The Hidden Cost of Holding It All Together

As a child, I wasn’t taken to church, but when I was 10, a church bus came to my neighborhood one week for Vacation Bible School. I remember making a beanie cap from faux leather triangles that I stitched together. We also sang some songs and heard some Bible stories. But the experience had little-to-no impact on my life.

What if someone had come alongside me to teach me about Jesus and show me how to follow Him? What if someone had stayed to care for me and love me? Instead, there I was, with my beanie cap, crayons, and Jesus coloring book, alone on the curb, left by the bus.

The Trap of Self-Reliance

I kept that coloring-book version of Jesus for years. By the time I began attending church as an adult, I had already learned to manage life on my own—and I didn’t realize how that self-reliance would keep me from fully trusting Jesus.

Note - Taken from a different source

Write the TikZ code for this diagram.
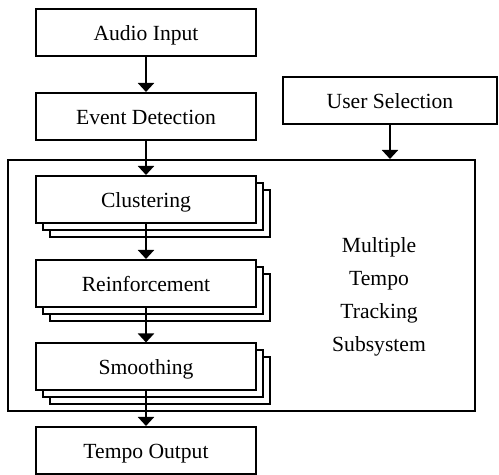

I dutifully did all that I thought God expected of me, making my faith something I accomplished rather than a relationship I lived. Because I was still depending upon myself instead of God, my prayers were transactions: “God, if you do this, then I’ll do that.” I also didn’t trust God enough to forgive my failings, so I glossed over them.

I felt better about myself if I just kept working hard so I didn’t disappoint myself or anyone else. If I felt rejected, criticized, or not good enough, I would withdraw into rejection-paralysis for a bit. Then I would work all the more at being the best me I could be.

The Anxiety of the “Best Me”

From the outside, I looked kind, happy, and successful. But inside, I was filled with the anxiety that comes with an identity defined by self-reliance.

Because the “best me” never measured up to my standards, the anxiety never relented.

Then one morning, I was reading the Bible and a verse leapt off the page into my heart: “There is no one righteous, not even one” (Romans 3:10). I remember thinking, “What? Nobody is good? Not them, not me? Then I don’t have to keep pretending to be good.”

The End of Transactional Faith

Relief washed over me as I realized that I didn’t have to depend on myself. I was finally free to trust God fully because I finally understood that God loves not the righteous people (there are none) but the broken. I can’t explain how I had missed knowing that in the five years I’d been reading the Bible. But those words of God led to spiritual transformation. I was no longer the rule-keeper pleasing the rule-giver, the dependable child pleasing the demanding Father.

I was the beloved.

Maybe you know that curb, too, the place where you learned to manage, perform, and stay strong. If you’ve been living like it all depends on you, maybe this is your time to know yourself as God’s beloved and trade the exhaustion of holding it all together for the radical freedom found in trusting Jesus to hold onto you.